◆ Exercise: Quote only the lines from the top of the listing below down to and including the line with "minimum width=51pt, minimum".
········
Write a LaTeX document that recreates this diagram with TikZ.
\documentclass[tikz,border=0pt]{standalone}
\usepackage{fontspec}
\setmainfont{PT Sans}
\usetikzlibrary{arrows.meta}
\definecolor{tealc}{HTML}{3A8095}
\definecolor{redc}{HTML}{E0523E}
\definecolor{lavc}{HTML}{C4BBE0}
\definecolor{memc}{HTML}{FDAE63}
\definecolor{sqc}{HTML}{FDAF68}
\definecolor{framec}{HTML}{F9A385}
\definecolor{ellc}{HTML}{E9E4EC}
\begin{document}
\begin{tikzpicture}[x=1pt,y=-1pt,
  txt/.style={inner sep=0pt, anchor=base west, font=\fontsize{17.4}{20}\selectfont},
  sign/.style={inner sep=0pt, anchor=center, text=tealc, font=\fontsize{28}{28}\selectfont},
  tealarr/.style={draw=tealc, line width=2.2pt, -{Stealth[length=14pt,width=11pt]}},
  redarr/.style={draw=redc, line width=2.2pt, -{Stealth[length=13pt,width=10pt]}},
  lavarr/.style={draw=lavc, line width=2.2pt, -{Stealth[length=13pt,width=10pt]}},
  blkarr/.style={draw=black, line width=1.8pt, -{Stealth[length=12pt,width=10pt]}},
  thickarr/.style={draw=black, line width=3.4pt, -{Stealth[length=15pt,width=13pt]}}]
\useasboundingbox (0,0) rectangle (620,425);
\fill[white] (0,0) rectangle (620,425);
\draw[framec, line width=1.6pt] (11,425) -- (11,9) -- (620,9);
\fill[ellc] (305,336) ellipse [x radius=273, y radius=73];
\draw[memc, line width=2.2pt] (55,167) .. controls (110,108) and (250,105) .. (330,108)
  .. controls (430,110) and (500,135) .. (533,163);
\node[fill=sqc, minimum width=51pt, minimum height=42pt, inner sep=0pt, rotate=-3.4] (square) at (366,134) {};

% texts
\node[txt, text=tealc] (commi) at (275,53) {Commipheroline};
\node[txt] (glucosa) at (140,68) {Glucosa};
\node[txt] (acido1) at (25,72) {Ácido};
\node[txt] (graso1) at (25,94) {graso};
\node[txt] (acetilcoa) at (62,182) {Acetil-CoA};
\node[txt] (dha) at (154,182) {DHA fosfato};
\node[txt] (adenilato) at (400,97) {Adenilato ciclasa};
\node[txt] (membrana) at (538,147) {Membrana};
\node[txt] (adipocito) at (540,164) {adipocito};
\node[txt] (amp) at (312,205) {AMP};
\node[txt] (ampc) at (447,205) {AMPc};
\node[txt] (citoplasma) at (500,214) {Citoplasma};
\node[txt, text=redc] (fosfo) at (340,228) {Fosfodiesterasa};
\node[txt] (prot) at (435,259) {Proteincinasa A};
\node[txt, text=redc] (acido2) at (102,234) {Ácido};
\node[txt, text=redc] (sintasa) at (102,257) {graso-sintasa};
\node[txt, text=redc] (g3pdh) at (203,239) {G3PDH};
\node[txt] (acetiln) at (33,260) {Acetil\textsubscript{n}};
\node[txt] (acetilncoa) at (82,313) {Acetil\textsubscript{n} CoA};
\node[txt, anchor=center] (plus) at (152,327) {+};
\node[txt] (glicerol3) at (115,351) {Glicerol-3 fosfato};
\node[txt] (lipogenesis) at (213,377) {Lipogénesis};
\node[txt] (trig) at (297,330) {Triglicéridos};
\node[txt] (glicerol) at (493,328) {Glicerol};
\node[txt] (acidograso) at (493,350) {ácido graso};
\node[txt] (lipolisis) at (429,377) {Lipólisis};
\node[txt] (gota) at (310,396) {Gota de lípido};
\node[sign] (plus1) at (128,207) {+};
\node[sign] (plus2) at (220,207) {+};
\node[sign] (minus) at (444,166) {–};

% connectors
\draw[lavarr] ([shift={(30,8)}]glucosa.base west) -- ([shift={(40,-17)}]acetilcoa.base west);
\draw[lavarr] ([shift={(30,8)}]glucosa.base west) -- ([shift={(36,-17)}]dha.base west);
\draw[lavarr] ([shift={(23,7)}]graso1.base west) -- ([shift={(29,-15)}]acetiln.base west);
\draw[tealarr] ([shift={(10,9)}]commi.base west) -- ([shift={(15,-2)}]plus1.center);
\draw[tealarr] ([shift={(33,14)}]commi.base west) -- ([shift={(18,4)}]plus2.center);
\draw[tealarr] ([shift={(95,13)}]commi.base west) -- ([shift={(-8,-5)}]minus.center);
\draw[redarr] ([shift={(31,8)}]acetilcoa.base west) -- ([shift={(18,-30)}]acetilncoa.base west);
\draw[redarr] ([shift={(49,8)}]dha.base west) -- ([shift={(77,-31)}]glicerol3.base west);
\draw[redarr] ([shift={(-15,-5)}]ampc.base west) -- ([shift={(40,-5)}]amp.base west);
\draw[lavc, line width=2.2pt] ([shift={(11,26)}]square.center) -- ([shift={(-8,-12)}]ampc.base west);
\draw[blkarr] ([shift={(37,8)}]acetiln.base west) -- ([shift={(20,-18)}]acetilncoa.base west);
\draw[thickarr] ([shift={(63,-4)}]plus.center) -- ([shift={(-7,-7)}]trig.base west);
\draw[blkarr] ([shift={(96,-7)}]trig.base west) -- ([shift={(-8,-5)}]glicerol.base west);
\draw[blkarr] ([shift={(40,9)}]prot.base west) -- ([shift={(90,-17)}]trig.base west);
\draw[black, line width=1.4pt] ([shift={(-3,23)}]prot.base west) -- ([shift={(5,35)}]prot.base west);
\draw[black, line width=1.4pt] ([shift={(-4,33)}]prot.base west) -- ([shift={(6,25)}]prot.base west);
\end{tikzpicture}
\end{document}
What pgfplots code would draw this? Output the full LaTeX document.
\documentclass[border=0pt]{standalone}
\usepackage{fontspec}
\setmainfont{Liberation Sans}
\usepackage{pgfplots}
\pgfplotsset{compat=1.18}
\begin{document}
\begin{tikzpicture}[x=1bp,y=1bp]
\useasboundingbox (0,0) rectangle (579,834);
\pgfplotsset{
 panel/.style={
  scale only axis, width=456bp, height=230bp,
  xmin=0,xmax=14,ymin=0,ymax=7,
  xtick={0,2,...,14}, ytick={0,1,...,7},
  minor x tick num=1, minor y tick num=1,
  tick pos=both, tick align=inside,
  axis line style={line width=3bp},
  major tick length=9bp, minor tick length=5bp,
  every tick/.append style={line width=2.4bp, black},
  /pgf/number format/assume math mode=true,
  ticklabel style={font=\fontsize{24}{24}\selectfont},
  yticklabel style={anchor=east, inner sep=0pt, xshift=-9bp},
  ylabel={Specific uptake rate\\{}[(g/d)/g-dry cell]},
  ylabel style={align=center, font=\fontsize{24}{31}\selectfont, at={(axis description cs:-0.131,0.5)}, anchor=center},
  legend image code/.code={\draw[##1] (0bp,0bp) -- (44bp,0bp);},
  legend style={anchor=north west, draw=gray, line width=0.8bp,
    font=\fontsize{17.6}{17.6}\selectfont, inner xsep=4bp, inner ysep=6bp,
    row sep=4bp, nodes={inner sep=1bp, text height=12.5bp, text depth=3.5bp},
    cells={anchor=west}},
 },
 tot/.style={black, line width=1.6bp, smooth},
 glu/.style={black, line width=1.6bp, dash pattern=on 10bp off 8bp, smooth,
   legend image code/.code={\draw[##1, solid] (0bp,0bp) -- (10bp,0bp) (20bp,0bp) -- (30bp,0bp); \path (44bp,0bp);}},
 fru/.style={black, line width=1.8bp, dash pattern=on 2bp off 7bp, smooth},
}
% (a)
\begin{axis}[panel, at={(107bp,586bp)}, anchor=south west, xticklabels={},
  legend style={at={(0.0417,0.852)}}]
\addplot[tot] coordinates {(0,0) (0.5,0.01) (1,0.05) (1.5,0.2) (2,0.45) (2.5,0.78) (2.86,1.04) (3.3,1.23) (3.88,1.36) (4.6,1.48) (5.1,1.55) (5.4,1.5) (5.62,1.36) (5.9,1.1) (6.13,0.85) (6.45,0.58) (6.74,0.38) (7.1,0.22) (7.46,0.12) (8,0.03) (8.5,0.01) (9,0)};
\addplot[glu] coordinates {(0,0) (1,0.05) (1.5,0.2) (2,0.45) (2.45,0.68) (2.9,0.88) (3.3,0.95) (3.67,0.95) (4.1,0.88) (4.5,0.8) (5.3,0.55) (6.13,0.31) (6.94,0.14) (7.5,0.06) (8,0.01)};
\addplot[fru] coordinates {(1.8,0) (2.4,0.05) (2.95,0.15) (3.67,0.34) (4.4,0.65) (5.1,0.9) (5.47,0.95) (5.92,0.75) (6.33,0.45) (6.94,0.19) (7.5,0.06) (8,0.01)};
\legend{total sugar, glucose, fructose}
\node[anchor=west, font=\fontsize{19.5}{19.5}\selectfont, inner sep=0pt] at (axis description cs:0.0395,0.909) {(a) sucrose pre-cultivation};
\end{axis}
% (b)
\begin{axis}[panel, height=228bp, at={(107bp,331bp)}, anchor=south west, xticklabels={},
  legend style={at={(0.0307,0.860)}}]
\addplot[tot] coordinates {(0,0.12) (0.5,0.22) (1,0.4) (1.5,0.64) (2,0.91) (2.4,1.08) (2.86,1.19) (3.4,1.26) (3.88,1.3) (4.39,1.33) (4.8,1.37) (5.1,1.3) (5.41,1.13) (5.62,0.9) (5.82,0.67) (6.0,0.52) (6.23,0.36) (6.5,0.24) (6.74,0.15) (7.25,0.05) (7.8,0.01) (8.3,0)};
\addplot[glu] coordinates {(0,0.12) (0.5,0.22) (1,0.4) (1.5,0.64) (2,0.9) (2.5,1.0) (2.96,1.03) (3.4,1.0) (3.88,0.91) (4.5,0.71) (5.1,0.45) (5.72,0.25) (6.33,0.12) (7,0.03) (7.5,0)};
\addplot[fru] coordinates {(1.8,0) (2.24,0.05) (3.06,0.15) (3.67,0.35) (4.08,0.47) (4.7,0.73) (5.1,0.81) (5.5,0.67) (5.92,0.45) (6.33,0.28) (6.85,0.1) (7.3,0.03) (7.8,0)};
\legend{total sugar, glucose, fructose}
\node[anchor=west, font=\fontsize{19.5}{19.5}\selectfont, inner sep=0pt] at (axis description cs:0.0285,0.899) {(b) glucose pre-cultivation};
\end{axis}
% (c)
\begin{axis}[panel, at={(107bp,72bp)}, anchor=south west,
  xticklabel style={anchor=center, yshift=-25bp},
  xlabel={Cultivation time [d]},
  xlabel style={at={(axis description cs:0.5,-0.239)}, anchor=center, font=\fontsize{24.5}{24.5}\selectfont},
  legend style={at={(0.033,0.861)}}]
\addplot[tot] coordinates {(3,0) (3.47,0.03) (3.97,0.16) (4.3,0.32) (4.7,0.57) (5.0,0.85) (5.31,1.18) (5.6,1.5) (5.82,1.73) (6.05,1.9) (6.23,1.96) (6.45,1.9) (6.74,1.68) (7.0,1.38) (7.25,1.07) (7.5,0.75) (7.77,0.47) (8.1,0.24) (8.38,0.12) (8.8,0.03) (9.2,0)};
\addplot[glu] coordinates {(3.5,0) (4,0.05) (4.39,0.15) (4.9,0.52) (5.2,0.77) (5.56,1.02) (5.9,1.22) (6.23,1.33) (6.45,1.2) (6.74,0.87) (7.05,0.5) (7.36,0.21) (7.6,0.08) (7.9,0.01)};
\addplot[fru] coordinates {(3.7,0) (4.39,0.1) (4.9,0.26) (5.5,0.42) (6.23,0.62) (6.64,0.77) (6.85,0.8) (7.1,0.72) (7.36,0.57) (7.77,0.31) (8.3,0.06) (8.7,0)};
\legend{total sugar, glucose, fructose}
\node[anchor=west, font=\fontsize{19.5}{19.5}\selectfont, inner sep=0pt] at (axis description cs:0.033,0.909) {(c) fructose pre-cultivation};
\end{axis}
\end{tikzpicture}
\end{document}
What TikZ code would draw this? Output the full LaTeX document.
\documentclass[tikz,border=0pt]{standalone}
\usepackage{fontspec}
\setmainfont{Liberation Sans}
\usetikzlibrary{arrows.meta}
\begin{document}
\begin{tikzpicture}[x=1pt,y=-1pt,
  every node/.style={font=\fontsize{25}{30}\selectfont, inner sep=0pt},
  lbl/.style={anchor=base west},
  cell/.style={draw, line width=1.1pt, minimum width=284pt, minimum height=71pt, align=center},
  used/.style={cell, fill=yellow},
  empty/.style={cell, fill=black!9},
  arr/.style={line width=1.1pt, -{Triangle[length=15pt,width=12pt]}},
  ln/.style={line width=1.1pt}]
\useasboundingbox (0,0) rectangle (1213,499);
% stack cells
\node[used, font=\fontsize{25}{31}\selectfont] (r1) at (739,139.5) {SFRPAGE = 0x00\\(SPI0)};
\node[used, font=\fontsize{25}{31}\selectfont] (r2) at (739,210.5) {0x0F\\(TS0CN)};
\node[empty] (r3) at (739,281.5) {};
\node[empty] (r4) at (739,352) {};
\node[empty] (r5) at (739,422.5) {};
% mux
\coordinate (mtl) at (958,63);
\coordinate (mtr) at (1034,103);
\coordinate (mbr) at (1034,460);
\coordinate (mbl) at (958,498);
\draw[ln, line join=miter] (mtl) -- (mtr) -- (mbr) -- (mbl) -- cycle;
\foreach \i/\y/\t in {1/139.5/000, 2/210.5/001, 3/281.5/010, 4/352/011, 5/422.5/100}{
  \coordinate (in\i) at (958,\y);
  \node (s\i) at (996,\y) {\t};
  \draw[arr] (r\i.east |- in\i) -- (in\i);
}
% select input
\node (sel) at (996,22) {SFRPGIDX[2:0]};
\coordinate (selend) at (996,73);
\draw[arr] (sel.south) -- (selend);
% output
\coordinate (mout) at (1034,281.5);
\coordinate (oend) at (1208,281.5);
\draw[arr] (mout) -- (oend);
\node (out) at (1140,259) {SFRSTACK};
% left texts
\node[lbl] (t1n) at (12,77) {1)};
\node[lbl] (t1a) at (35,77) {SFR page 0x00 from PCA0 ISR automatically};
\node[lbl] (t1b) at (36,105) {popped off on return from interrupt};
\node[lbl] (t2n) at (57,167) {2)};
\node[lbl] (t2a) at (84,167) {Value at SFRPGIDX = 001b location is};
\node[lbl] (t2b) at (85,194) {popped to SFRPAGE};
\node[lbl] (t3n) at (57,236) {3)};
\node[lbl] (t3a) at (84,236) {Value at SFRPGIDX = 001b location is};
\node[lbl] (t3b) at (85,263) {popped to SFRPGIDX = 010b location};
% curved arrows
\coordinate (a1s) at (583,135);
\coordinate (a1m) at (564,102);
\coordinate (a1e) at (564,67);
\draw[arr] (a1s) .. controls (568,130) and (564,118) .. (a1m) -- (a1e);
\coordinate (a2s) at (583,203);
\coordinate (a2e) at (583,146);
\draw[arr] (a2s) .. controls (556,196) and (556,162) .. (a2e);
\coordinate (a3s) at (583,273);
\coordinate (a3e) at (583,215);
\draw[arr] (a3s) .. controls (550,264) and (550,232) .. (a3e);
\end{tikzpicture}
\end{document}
········
◆ Answer to this problem:
Write a LaTeX document that recreates this diagram with TikZ.
\documentclass[tikz,border=0pt]{standalone}
\usepackage{fontspec}
\setmainfont{PT Sans}
\usetikzlibrary{arrows.meta}
\definecolor{tealc}{HTML}{3A8095}
\definecolor{redc}{HTML}{E0523E}
\definecolor{lavc}{HTML}{C4BBE0}
\definecolor{memc}{HTML}{FDAE63}
\definecolor{sqc}{HTML}{FDAF68}
\definecolor{framec}{HTML}{F9A385}
\definecolor{ellc}{HTML}{E9E4EC}
\begin{document}
\begin{tikzpicture}[x=1pt,y=-1pt,
  txt/.style={inner sep=0pt, anchor=base west, font=\fontsize{17.4}{20}\selectfont},
  sign/.style={inner sep=0pt, anchor=center, text=tealc, font=\fontsize{28}{28}\selectfont},
  tealarr/.style={draw=tealc, line width=2.2pt, -{Stealth[length=14pt,width=11pt]}},
  redarr/.style={draw=redc, line width=2.2pt, -{Stealth[length=13pt,width=10pt]}},
  lavarr/.style={draw=lavc, line width=2.2pt, -{Stealth[length=13pt,width=10pt]}},
  blkarr/.style={draw=black, line width=1.8pt, -{Stealth[length=12pt,width=10pt]}},
  thickarr/.style={draw=black, line width=3.4pt, -{Stealth[length=15pt,width=13pt]}}]
\useasboundingbox (0,0) rectangle (620,425);
\fill[white] (0,0) rectangle (620,425);
\draw[framec, line width=1.6pt] (11,425) -- (11,9) -- (620,9);
\fill[ellc] (305,336) ellipse [x radius=273, y radius=73];
\draw[memc, line width=2.2pt] (55,167) .. controls (110,108) and (250,105) .. (330,108)
  .. controls (430,110) and (500,135) .. (533,163);
\node[fill=sqc, minimum width=51pt, minimum height=42pt, inner sep=0pt, rotate=-3.4] (square) at (366,134) {};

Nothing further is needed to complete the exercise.